What should finance teams prioritise to get this right?
Finance teams should prioritise three things: clean customer master data including verified VAT status, a documented decision framework for every supply type, and systems that capture location evidence automatically. With these in place, the reverse charge and place-of-supply rules become routine rather than risky.
The payoff is fewer errors, faster audits, and confident cross-border trading. Investing in these foundations is far cheaper than remediating systematic mistakes later, a lesson that applies across all of international tax.
How do treaties and trade blocs shape these rules?
Within trade blocs and harmonised VAT areas, place-of-supply and reverse-charge rules are coordinated to allow goods and services to move with minimal friction, while trade between blocs reverts to import and general place-of-supply rules. The applicable framework depends on where both parties sit.
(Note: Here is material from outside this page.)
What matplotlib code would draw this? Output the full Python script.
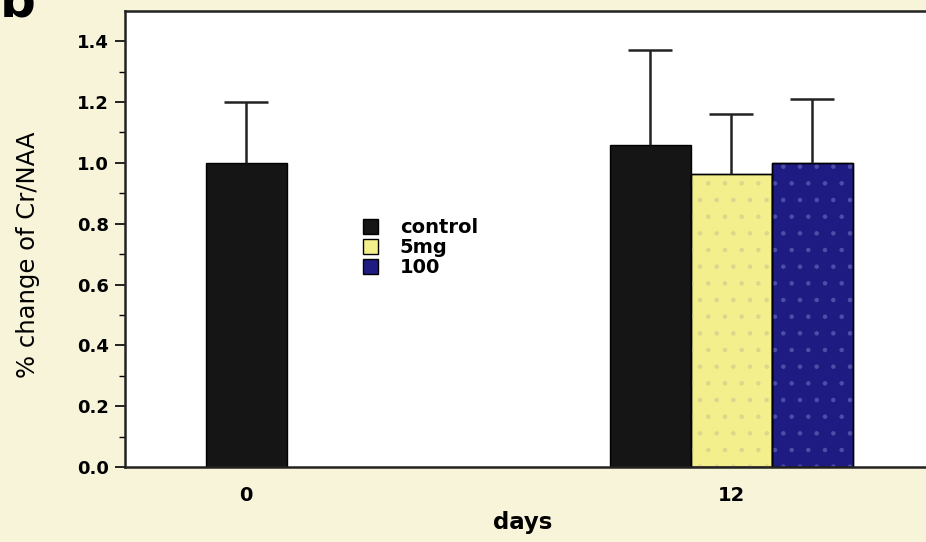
import matplotlib
matplotlib.use("Agg")
import matplotlib.pyplot as plt
from matplotlib.patches import Patch
from matplotlib.ticker import FixedLocator

plt.rcParams['font.family'] = ['DejaVu Sans']
plt.rcParams['hatch.linewidth'] = 0.8

days = ["0", "12"]
groups = ["control", "5mg", "100"]
# mean values per day for each group (None = not measured)
control_mean = [1.00, 1.06]
control_err = [0.20, 0.31]
mg5_mean = [None, 0.965]
mg5_err = [None, 0.195]
dose100_mean = [None, 1.00]
dose100_err = [None, 0.21]

colors = {"control": "#151515", "5mg": "#f3ef8c", "100": "#1e1c82"}
speckle = {"control": None, "5mg": "#dcd68e", "100": "#4c4ea8"}
bg = "#f8f4d9"

fig = plt.figure(figsize=(9.26, 5.42), dpi=100, facecolor=bg)
ax = fig.add_axes([0.135, 0.1384, 0.865, 0.8416])
ax.set_facecolor("white")

w = 0.167


def draw_bar(x, mean, err, name):
    ax.bar(x, mean, w, color=colors[name], edgecolor="black", linewidth=1, zorder=2)
    if speckle[name]:
        ax.bar(x, mean, w, facecolor="none", edgecolor=speckle[name],
               linewidth=0, hatch=".", zorder=2.1)
        ax.bar(x, mean, w, facecolor="none", edgecolor="black", linewidth=1, zorder=2.2)
    _, caps, _ = ax.errorbar(x, mean, yerr=[[0], [err]], fmt="none", ecolor="#222222",
                             elinewidth=1.8, capsize=16, capthick=1.8, zorder=3)
    caps[0].set_visible(False)


# day 0: control only
draw_bar(0, control_mean[0], control_err[0], "control")
# day 12: three groups side by side
series = [(control_mean, control_err, "control"),
          (mg5_mean, mg5_err, "5mg"),
          (dose100_mean, dose100_err, "100")]
for k, (m, e, name) in enumerate(series):
    draw_bar(1 + (k - 1) * w, m[1], e[1], name)

ax.set_xlim(-0.2495, 1.402)
ax.set_ylim(0, 1.5)
ax.set_xticks([0, 1])
ax.set_xticklabels(days, fontweight="bold", fontsize=14)
ax.tick_params(axis="x", length=0, pad=14)
ax.set_yticks([0.0, 0.2, 0.4, 0.6, 0.8, 1.0, 1.2, 1.4])
ax.set_yticklabels([f"{v:.1f}" for v in ax.get_yticks()], fontweight="bold", fontsize=13)
ax.yaxis.set_minor_locator(FixedLocator([0.1, 0.3, 0.5, 0.7, 0.9, 1.1, 1.3]))
ax.tick_params(axis="y", which="major", length=7.5, width=1.2, pad=4)
ax.tick_params(axis="y", which="minor", length=4, width=1)

for s in ["left", "bottom", "top"]:
    ax.spines[s].set_linewidth(1.8)
    ax.spines[s].set_color("#222222")
ax.spines["right"].set_visible(False)

ax.set_ylabel("% change of Cr/NAA", fontsize=17.5)
ax.yaxis.set_label_coords(-0.106, 0.465)
ax.set_xlabel("days", fontsize=16.5, fontweight="bold")
ax.xaxis.set_label_coords(0.496, -0.097)

handles = [Patch(facecolor=colors[g], edgecolor="black", linewidth=1) for g in groups]
leg = ax.legend(handles, groups, loc="upper left", bbox_to_anchor=(0.2975, 0.545),
                frameon=False, handlelength=0.78, handleheight=0.78,
                handletextpad=1.1, labelspacing=0.05, fontsize=14,
                borderaxespad=0, borderpad=0)
for t in leg.get_texts():
    t.set_fontweight("bold")

fig.text(0.0, 0.969, "b", fontsize=36, fontweight="bold", va="baseline", ha="left")

fig.savefig("out.png", dpi=100, facecolor=bg)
For businesses, this means the same transaction can be treated very differently depending on the trading relationship between the two countries. Keeping a current map of which framework governs each trading lane is an essential part of managing a cross-border tax footprint.
Frequently Asked Questions
Does the reverse charge mean no VAT is paid?
No. The VAT is still accounted for — by the customer instead of the supplier. For fully taxable customers it nets to zero cash.
How do I know the place of supply?
Apply the rules for the type of supply: generally the customer’s location for B2B services, with specific exceptions.
What evidence do I need for a reverse charge?
The customer’s valid VAT number and proof of business status, plus an invoice stating the reverse charge applies.
Does the reverse charge apply to goods?
Primarily to services and certain domestic high-risk goods; cross-border goods usually follow import VAT and customs rules instead.